YOUR OBJECTIVE
Nothing in the data should change when you return it, but leave the pictures out.

-- Start RECORDED INFORMATION --

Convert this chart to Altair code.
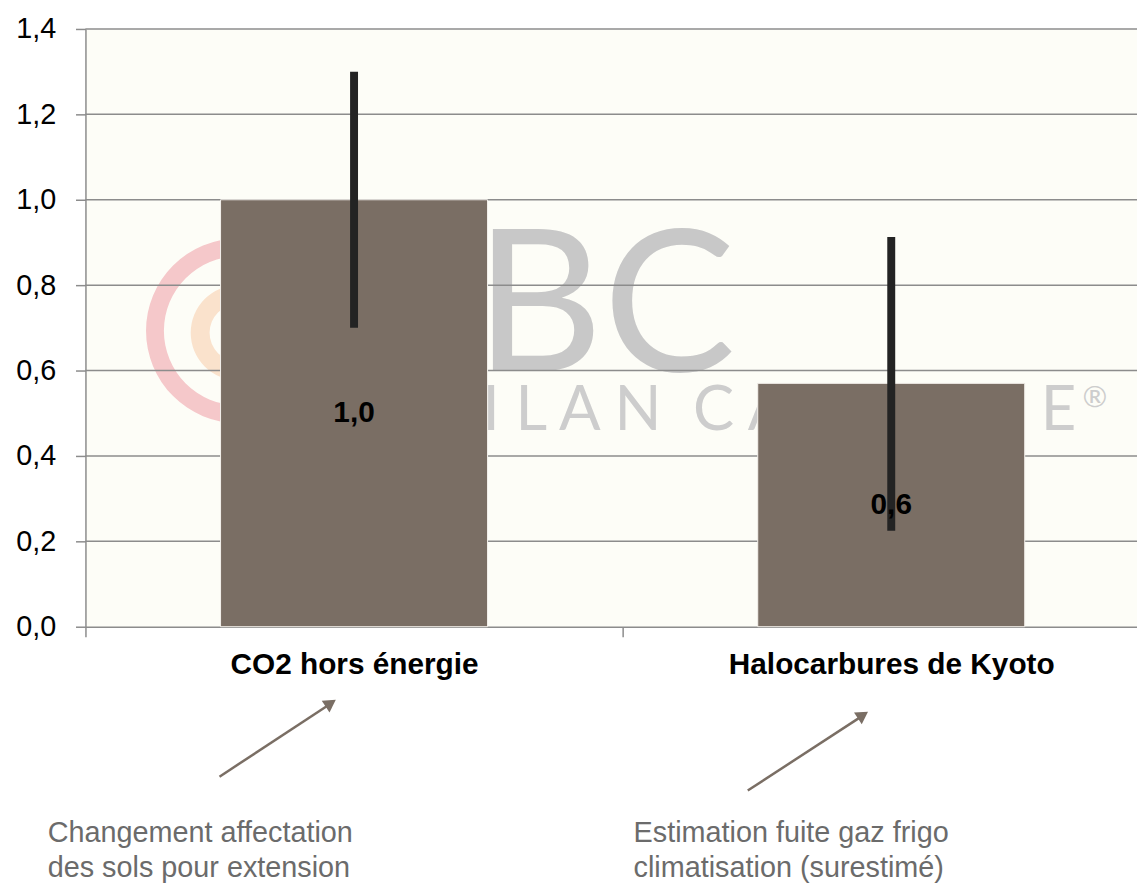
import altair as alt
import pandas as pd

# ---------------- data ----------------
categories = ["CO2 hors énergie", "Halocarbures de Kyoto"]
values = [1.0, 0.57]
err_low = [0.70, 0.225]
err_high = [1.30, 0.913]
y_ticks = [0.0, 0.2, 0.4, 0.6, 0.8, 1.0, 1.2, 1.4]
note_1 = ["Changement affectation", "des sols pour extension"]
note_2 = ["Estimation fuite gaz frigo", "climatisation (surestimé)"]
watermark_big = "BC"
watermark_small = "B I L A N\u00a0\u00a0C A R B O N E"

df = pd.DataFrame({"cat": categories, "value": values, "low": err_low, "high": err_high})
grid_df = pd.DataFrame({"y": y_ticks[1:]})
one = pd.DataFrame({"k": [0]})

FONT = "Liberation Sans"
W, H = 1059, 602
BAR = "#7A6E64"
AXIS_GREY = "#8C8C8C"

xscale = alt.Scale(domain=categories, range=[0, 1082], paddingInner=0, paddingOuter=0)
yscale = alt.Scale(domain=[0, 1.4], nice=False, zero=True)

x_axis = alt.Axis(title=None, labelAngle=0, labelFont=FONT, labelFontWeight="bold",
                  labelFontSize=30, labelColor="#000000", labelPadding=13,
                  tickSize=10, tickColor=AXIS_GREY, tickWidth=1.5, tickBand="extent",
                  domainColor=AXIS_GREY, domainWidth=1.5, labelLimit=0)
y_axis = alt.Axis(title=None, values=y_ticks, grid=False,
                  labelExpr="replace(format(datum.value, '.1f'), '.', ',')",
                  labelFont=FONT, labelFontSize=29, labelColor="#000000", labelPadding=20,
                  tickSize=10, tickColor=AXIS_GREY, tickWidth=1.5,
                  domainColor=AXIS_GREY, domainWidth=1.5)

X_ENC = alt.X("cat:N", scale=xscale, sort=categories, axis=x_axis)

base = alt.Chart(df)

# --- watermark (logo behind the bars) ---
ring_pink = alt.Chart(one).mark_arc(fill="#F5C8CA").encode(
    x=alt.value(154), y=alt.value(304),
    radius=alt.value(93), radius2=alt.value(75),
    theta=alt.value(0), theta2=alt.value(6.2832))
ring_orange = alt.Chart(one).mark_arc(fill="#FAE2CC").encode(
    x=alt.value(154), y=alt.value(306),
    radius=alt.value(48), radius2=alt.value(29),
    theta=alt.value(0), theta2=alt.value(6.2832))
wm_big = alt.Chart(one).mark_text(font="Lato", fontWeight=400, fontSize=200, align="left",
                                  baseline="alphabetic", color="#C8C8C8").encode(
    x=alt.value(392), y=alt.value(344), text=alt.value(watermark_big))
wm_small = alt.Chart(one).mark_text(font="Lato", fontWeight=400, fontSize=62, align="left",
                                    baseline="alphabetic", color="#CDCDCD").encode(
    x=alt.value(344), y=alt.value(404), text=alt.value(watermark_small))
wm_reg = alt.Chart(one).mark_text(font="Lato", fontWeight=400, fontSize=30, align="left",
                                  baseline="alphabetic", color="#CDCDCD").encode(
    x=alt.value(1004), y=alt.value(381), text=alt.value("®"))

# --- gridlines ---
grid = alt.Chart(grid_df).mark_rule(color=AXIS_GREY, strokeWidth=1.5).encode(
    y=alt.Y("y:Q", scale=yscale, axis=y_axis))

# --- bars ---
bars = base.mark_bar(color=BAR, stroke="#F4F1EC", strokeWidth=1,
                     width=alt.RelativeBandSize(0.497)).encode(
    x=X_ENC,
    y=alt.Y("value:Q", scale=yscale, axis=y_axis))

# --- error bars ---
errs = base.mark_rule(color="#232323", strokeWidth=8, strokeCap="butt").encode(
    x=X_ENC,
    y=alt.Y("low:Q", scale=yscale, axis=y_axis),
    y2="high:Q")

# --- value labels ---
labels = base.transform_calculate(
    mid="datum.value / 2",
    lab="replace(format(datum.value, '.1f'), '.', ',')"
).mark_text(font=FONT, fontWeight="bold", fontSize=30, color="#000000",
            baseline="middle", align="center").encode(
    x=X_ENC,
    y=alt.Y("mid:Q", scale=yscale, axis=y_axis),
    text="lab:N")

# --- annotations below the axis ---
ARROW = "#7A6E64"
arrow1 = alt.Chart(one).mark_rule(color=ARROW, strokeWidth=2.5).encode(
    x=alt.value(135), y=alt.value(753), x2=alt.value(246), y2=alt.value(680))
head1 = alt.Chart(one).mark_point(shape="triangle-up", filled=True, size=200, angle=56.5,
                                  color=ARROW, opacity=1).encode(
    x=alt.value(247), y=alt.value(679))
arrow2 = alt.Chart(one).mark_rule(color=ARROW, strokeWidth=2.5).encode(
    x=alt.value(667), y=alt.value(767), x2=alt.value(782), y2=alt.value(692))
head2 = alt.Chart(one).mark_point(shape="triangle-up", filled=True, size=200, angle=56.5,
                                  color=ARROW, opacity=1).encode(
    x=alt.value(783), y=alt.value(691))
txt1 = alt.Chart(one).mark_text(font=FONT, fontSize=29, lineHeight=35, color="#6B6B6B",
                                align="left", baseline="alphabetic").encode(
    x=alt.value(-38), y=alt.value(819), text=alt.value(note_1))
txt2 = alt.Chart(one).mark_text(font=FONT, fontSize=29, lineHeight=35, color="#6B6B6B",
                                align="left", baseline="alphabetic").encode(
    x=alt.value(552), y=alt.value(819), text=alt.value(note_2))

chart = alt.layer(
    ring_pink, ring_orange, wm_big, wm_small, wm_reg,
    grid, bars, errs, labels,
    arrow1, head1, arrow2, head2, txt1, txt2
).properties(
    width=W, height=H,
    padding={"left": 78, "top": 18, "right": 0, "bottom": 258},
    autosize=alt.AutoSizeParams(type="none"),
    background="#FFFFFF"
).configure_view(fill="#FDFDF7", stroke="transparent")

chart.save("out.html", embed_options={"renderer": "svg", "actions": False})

-- End RECORDED INFORMATION --

FINISHED TASK
Convert this chart to Altair code.
import altair as alt
import pandas as pd

# ---------------- data ----------------
categories = ["CO2 hors énergie", "Halocarbures de Kyoto"]
values = [1.0, 0.57]
err_low = [0.70, 0.225]
err_high = [1.30, 0.913]
y_ticks = [0.0, 0.2, 0.4, 0.6, 0.8, 1.0, 1.2, 1.4]
note_1 = ["Changement affectation", "des sols pour extension"]
note_2 = ["Estimation fuite gaz frigo", "climatisation (surestimé)"]
watermark_big = "BC"
watermark_small = "B I L A N\u00a0\u00a0C A R B O N E"

df = pd.DataFrame({"cat": categories, "value": values, "low": err_low, "high": err_high})
grid_df = pd.DataFrame({"y": y_ticks[1:]})
one = pd.DataFrame({"k": [0]})

FONT = "Liberation Sans"
W, H = 1059, 602
BAR = "#7A6E64"
AXIS_GREY = "#8C8C8C"

xscale = alt.Scale(domain=categories, range=[0, 1082], paddingInner=0, paddingOuter=0)
yscale = alt.Scale(domain=[0, 1.4], nice=False, zero=True)

x_axis = alt.Axis(title=None, labelAngle=0, labelFont=FONT, labelFontWeight="bold",
                  labelFontSize=30, labelColor="#000000", labelPadding=13,
                  tickSize=10, tickColor=AXIS_GREY, tickWidth=1.5, tickBand="extent",
                  domainColor=AXIS_GREY, domainWidth=1.5, labelLimit=0)
y_axis = alt.Axis(title=None, values=y_ticks, grid=False,
                  labelExpr="replace(format(datum.value, '.1f'), '.', ',')",
                  labelFont=FONT, labelFontSize=29, labelColor="#000000", labelPadding=20,
                  tickSize=10, tickColor=AXIS_GREY, tickWidth=1.5,
                  domainColor=AXIS_GREY, domainWidth=1.5)

X_ENC = alt.X("cat:N", scale=xscale, sort=categories, axis=x_axis)

base = alt.Chart(df)

# --- watermark (logo behind the bars) ---
ring_pink = alt.Chart(one).mark_arc(fill="#F5C8CA").encode(
    x=alt.value(154), y=alt.value(304),
    radius=alt.value(93), radius2=alt.value(75),
    theta=alt.value(0), theta2=alt.value(6.2832))
ring_orange = alt.Chart(one).mark_arc(fill="#FAE2CC").encode(
    x=alt.value(154), y=alt.value(306),
    radius=alt.value(48), radius2=alt.value(29),
    theta=alt.value(0), theta2=alt.value(6.2832))
wm_big = alt.Chart(one).mark_text(font="Lato", fontWeight=400, fontSize=200, align="left",
                                  baseline="alphabetic", color="#C8C8C8").encode(
    x=alt.value(392), y=alt.value(344), text=alt.value(watermark_big))
wm_small = alt.Chart(one).mark_text(font="Lato", fontWeight=400, fontSize=62, align="left",
                                    baseline="alphabetic", color="#CDCDCD").encode(
    x=alt.value(344), y=alt.value(404), text=alt.value(watermark_small))
wm_reg = alt.Chart(one).mark_text(font="Lato", fontWeight=400, fontSize=30, align="left",
                                  baseline="alphabetic", color="#CDCDCD").encode(
    x=alt.value(1004), y=alt.value(381), text=alt.value("®"))

# --- gridlines ---
grid = alt.Chart(grid_df).mark_rule(color=AXIS_GREY, strokeWidth=1.5).encode(
    y=alt.Y("y:Q", scale=yscale, axis=y_axis))

# --- bars ---
bars = base.mark_bar(color=BAR, stroke="#F4F1EC", strokeWidth=1,
                     width=alt.RelativeBandSize(0.497)).encode(
    x=X_ENC,
    y=alt.Y("value:Q", scale=yscale, axis=y_axis))

# --- error bars ---
errs = base.mark_rule(color="#232323", strokeWidth=8, strokeCap="butt").encode(
    x=X_ENC,
    y=alt.Y("low:Q", scale=yscale, axis=y_axis),
    y2="high:Q")

# --- value labels ---
labels = base.transform_calculate(
    mid="datum.value / 2",
    lab="replace(format(datum.value, '.1f'), '.', ',')"
).mark_text(font=FONT, fontWeight="bold", fontSize=30, color="#000000",
            baseline="middle", align="center").encode(
    x=X_ENC,
    y=alt.Y("mid:Q", scale=yscale, axis=y_axis),
    text="lab:N")

# --- annotations below the axis ---
ARROW = "#7A6E64"
arrow1 = alt.Chart(one).mark_rule(color=ARROW, strokeWidth=2.5).encode(
    x=alt.value(135), y=alt.value(753), x2=alt.value(246), y2=alt.value(680))
head1 = alt.Chart(one).mark_point(shape="triangle-up", filled=True, size=200, angle=56.5,
                                  color=ARROW, opacity=1).encode(
    x=alt.value(247), y=alt.value(679))
arrow2 = alt.Chart(one).mark_rule(color=ARROW, strokeWidth=2.5).encode(
    x=alt.value(667), y=alt.value(767), x2=alt.value(782), y2=alt.value(692))
head2 = alt.Chart(one).mark_point(shape="triangle-up", filled=True, size=200, angle=56.5,
                                  color=ARROW, opacity=1).encode(
    x=alt.value(783), y=alt.value(691))
txt1 = alt.Chart(one).mark_text(font=FONT, fontSize=29, lineHeight=35, color="#6B6B6B",
                                align="left", baseline="alphabetic").encode(
    x=alt.value(-38), y=alt.value(819), text=alt.value(note_1))
txt2 = alt.Chart(one).mark_text(font=FONT, fontSize=29, lineHeight=35, color="#6B6B6B",
                                align="left", baseline="alphabetic").encode(
    x=alt.value(552), y=alt.value(819), text=alt.value(note_2))

chart = alt.layer(
    ring_pink, ring_orange, wm_big, wm_small, wm_reg,
    grid, bars, errs, labels,
    arrow1, head1, arrow2, head2, txt1, txt2
).properties(
    width=W, height=H,
    padding={"left": 78, "top": 18, "right": 0, "bottom": 258},
    autosize=alt.AutoSizeParams(type="none"),
    background="#FFFFFF"
).configure_view(fill="#FDFDF7", stroke="transparent")

chart.save("out.html", embed_options={"renderer": "svg", "actions": False})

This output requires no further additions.